France wants European help in CAR

Paris to seek support from European nations for the UN mission amid falling support for the intervention at home.

More than 600 people have been killed since the start of the violence in March [Reuters]

France will ask for more help from its European partners to bolster its peacekeeping mission in the Central African Republic, Foreign Minister Laurent Fabius has said.

The UN-authorised mission has helped restore some calm to the capital Bangui, but Fabius said on Sunday that violence could resume in a worsening humanitarian situation for tens of thousands of refugees.

“That is a real, big problem,” Fabius told Europe 1 radio. 

“Tomorrow, I’ll go to the Council of Foreign Ministers and I will ask (European partners) for stepped-up, more robust aid, including on the ground.”

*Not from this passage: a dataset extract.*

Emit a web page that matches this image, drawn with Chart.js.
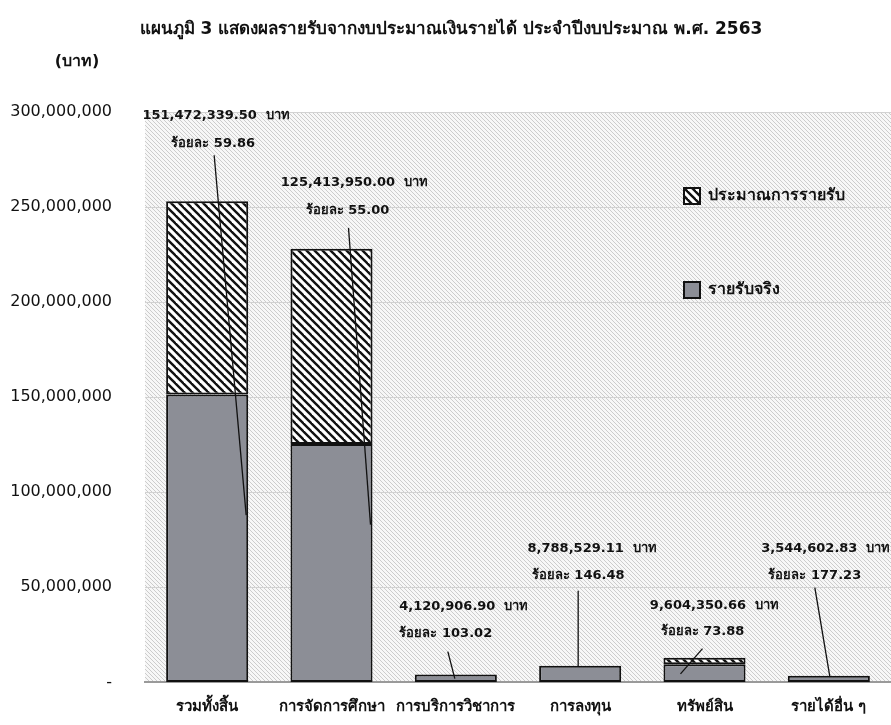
<!DOCTYPE html>
<html>
<head>
<meta charset="utf-8">
<script src="https://cdn.jsdelivr.net/npm/chart.js@4.4.1/dist/chart.umd.min.js"></script>
<style>
  html, body { margin: 0; padding: 0; background: #fff; }
  canvas { display: block; }
</style>
</head>
<body>
<canvas id="myChart" width="891" height="725"></canvas>
<script>
// data
var categories = ["รวมทั้งสิ้น", "การจัดการศึกษา", "การบริการวิชาการ", "การลงทุน", "ทรัพย์สิน", "รายได้อื่น ๆ"];
var actualIncome = [151472339.50, 125413950.00, 4120906.90, 8788529.11, 9604350.66, 3544602.83];
var budgetIncome = [253050000, 228030000, 4000000, 6000000, 13000000, 2000000];
var percentOfBudget = ["59.86", "55.00", "103.02", "146.48", "73.88", "177.23"];
var yTicks = [0, 50000000, 100000000, 150000000, 200000000, 250000000, 300000000];

var titleText = "แผนภูมิ 3 แสดงผลรายรับจากงบประมาณเงินรายได้ ประจำปีงบประมาณ พ.ศ. 2563";
var yTitleText = "(บาท)";
var legendBudget = "ประมาณการรายรับ";
var legendActual = "รายรับจริง";

// label / leader line placement, pixels relative to category centre and bar top
var labelStyle = [
    { dx1: 9, dy1: -86, dx2: 6, dy2: -58, sx: 7, sy: -46, ex: 39, ev: 88000000 },
    { dx1: 23, dy1: -66, dx2: 16, dy2: -38, sx: 17, sy: -21, ex: 39, ev: 83000000 },
    { dx1: 8, dy1: -68, dx2: -10, dy2: -41, sx: -8, sy: -23, ex: -1, ev: 2000000 },
    { dx1: 12, dy1: -117, dx2: -2, dy2: -90, sx: -2, sy: -75, ex: -2, ev: 8500000 },
    { dx1: 10, dy1: -52, dx2: -2, dy2: -26, sx: -2, sy: -9, ex: -24, ev: 4500000 },
    { dx1: -3, dy1: -127, dx2: -14, dy2: -100, sx: -14, sy: -88, ex: 1, ev: 3000000 }
];

var FONT = "'DejaVu Sans', 'Noto Sans', sans-serif";

// diagonal "\" stripes, lines run past the tile edges so corners join cleanly
function makeHatch(size, bg, fg, lw) {
    var c = document.createElement("canvas");
    c.width = size;
    c.height = size;
    var g = c.getContext("2d");
    if (bg) {
        g.fillStyle = bg;
        g.fillRect(0, 0, size, size);
    }
    g.strokeStyle = fg;
    g.lineWidth = lw;
    g.lineCap = "square";
    for (var k = -size; k <= size; k += size) {
        g.beginPath();
        g.moveTo(k - size, -size);
        g.lineTo(k + 2 * size, 2 * size);
        g.stroke();
    }
    return g.createPattern(c, "repeat");
}

document.addEventListener("DOMContentLoaded", function() {

    var ctx = document.getElementById("myChart").getContext("2d");

    var barHatch = makeHatch(8, "#ffffff", "#111111", 2.4);
    var bgHatch = makeHatch(4, "#f7f7f7", "#c6c6c6", 0.9);
    var grayFill = "#8c8e96";

    // part of the budget not yet reached sits on top of the actual bar
    var remainder = budgetIncome.map(function(b, i) {
        return Math.max(0, b - actualIncome[i]);
    });

    var decorPlugin = {
        id: "decor",
        beforeDraw: function(chart) {
            var c = chart.ctx;
            var a = chart.chartArea;
            c.save();
            c.fillStyle = "#ffffff";
            c.fillRect(0, 0, chart.width, chart.height);
            c.fillStyle = bgHatch;
            c.fillRect(a.left, a.top, a.right - a.left, a.bottom - a.top);
            c.restore();
        },
        afterDatasetsDraw: function(chart) {
            var c = chart.ctx;
            var xs = chart.scales.x;
            var ys = chart.scales.y;
            c.save();

            // value labels with leader lines
            for (var i = 0; i < categories.length; i++) {
                var st = labelStyle[i];
                var cx = xs.getPixelForValue(i);
                var top = ys.getPixelForValue(Math.max(budgetIncome[i], actualIncome[i]));

                c.strokeStyle = "#111";
                c.lineWidth = 1.3;
                c.beginPath();
                c.moveTo(cx + st.sx, top + st.sy);
                c.lineTo(cx + st.ex, ys.getPixelForValue(st.ev));
                c.stroke();

                var amount = actualIncome[i].toLocaleString("en-US", { minimumFractionDigits: 2, maximumFractionDigits: 2 });
                c.fillStyle = "#111";
                c.font = "bold 13px " + FONT;
                c.textAlign = "center";
                c.textBaseline = "middle";
                c.fillText(amount + "  บาท", cx + st.dx1, top + st.dy1);
                c.fillText("ร้อยละ " + percentOfBudget[i], cx + st.dx2, top + st.dy2);
            }

            // legend
            var items = [
                { text: legendBudget, fill: barHatch, y: 196 },
                { text: legendActual, fill: grayFill, y: 290 }
            ];
            items.forEach(function(it) {
                c.fillStyle = "#ffffff";
                c.fillRect(684, it.y - 8, 16, 16);
                c.fillStyle = it.fill;
                c.fillRect(684, it.y - 8, 16, 16);
                c.strokeStyle = "#111";
                c.lineWidth = 2;
                c.strokeRect(684, it.y - 8, 16, 16);
                c.fillStyle = "#111";
                c.font = "bold 16px " + FONT;
                c.textAlign = "left";
                c.textBaseline = "middle";
                c.fillText(it.text, 708, it.y);
            });

            // titles
            c.fillStyle = "#111";
            c.font = "bold 17px " + FONT;
            c.textAlign = "center";
            c.textBaseline = "middle";
            c.fillText(titleText, 451, 30);
            c.font = "bold 16px " + FONT;
            c.fillText(yTitleText, 77, 62);
            c.restore();
        }
    };

    var data = {
        labels: categories,
        datasets: [{
            label: legendActual,
            data: actualIncome,
            backgroundColor: grayFill,
            borderColor: "#111111",
            borderWidth: 2,
            borderSkipped: false
        }, {
            label: legendBudget,
            data: remainder,
            backgroundColor: barHatch,
            borderColor: "#111111",
            borderWidth: 2,
            borderSkipped: false
        }]
    };

    var options = {
        responsive: false,
        animation: false,
        devicePixelRatio: 1,
        layout: { padding: { top: 112, right: 0, left: 0, bottom: 0 } },
        plugins: {
            legend: { display: false },
            tooltip: { enabled: false }
        },
        datasets: {
            bar: { barPercentage: 0.66, categoryPercentage: 1.0 }
        },
        scales: {
            x: {
                stacked: true,
                grid: { display: false },
                border: { display: true, color: "#9a9a9a", width: 2 },
                ticks: {
                    color: "#111",
                    font: { family: FONT, size: 15, weight: "bold" },
                    padding: 8,
                    maxRotation: 0,
                    autoSkip: false
                },
                afterFit: function(axis) { axis.height = 36; }
            },
            y: {
                stacked: true,
                min: 0,
                max: yTicks[yTicks.length - 1],
                afterBuildTicks: function(axis) {
                    axis.ticks = yTicks.map(function(v) { return { value: v }; });
                },
                grid: { color: "#d2d2d2", drawTicks: false },
                border: { display: false },
                ticks: {
                    color: "#111",
                    font: { family: FONT, size: 16 },
                    padding: 33,
                    callback: function(v) {
                        return v === 0 ? "-" : v.toLocaleString("en-US");
                    }
                },
                afterFit: function(axis) { axis.width = 145; }
            }
        }
    };

    var myNewChart = new Chart(ctx, {
        type: "bar",
        data: data,
        options: options,
        plugins: [decorPlugin]
    });
});
</script>
</body>
</html>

France has deployed 1,600 troops to the African country to prevent escalating bloodshed between largely Muslim Seleka rebels who ousted ex-President Francois Bozize in March and Christian militias fighting against them.

A senior African Union (AU) official told the Reuters news agency on Friday that the AU had authorised an increase in the force deployed to CAR from 2,500 to 6,000 troops.

Falling support

While European nations including Poland, Britain, Germany, Spain and Belgium have provided various forms of assistance, French troops are intervening alone.

Support at home for the French intervention has fallen a poll showed on Saturday, days after two French soldiers were killed in a firefight during a patrol in Bangui.

More than 600 people have been killed and 159,000 displaced in the fighting, according to the UN’s refugee agency.